Green’s Dictionary of Slang

dreadnought n.2

[fig. uses of SE dreadnought, a large battleship, the first of which, HMS Dreadnought, was launched on 18 February 1906 and became the world’s greatest armaments platform]
(Aus.)

1. a long, deep glass of beer.

[Aus]Bulletin (Sydney) 17 Feb. 13/2: I have discovered the longest long beer in the Commonwealth, longer than the ‘long sleever’, deeper than the ‘Dreadnought’, and bulkier than the beers of Bourke.
[Aus]Bulletin (Sydney) 21 Feb. 10/2: This is a thin glass holding a quart which is affectionately referred to by its intimates as a ‘dreadnought’.
[Aus]K. Tennant Foveaux 25: Behind them came a little perambulator with a notice reading ‘Australia’s Dreadnought’ which had an uproarious reception.

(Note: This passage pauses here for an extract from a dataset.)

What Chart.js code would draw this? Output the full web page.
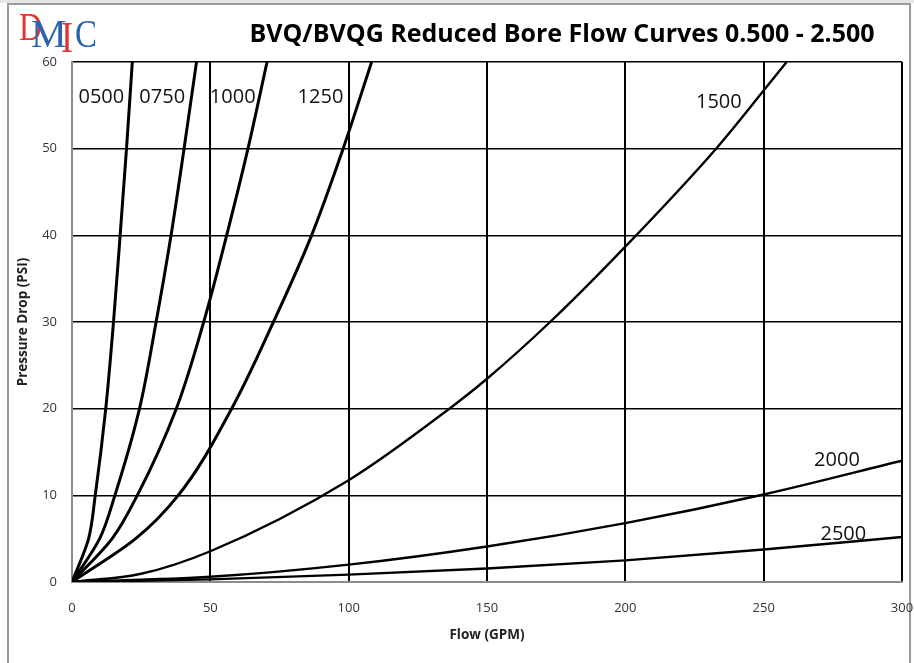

2. the leading shearer in a shed, dealing with 200+ sheep in a day; also attrib.

[Aus]Morn. Bulletin (Rockhampton, Qld) 15 Aug. 4/6: It will not be long before the words ‘ringer’ and ‘gun’ as applied to crack shearers in the west will be obsolete. A new term is already being used [...] ‘Dreadnought’.
[Aus]Morn. Bulletin (Rockhampton, Qld) 19 July n.p.: The sheep there were tough [...] I know that the ‘gun’ or the ‘dreadnought’ did not nearly reach the second century. Yet the same men could go over to Wellshot [...] and get well over 200.
Charleville Times 6 Nov. n.p.: Shearing Tallies ‘The Dreadnought Class’ Some past performances.
[Aus]Sydney Morning Herald 23 Oct. 29/4: The mighty men who could knock up a tally of 300 [sheep] a day are dreadnoughts.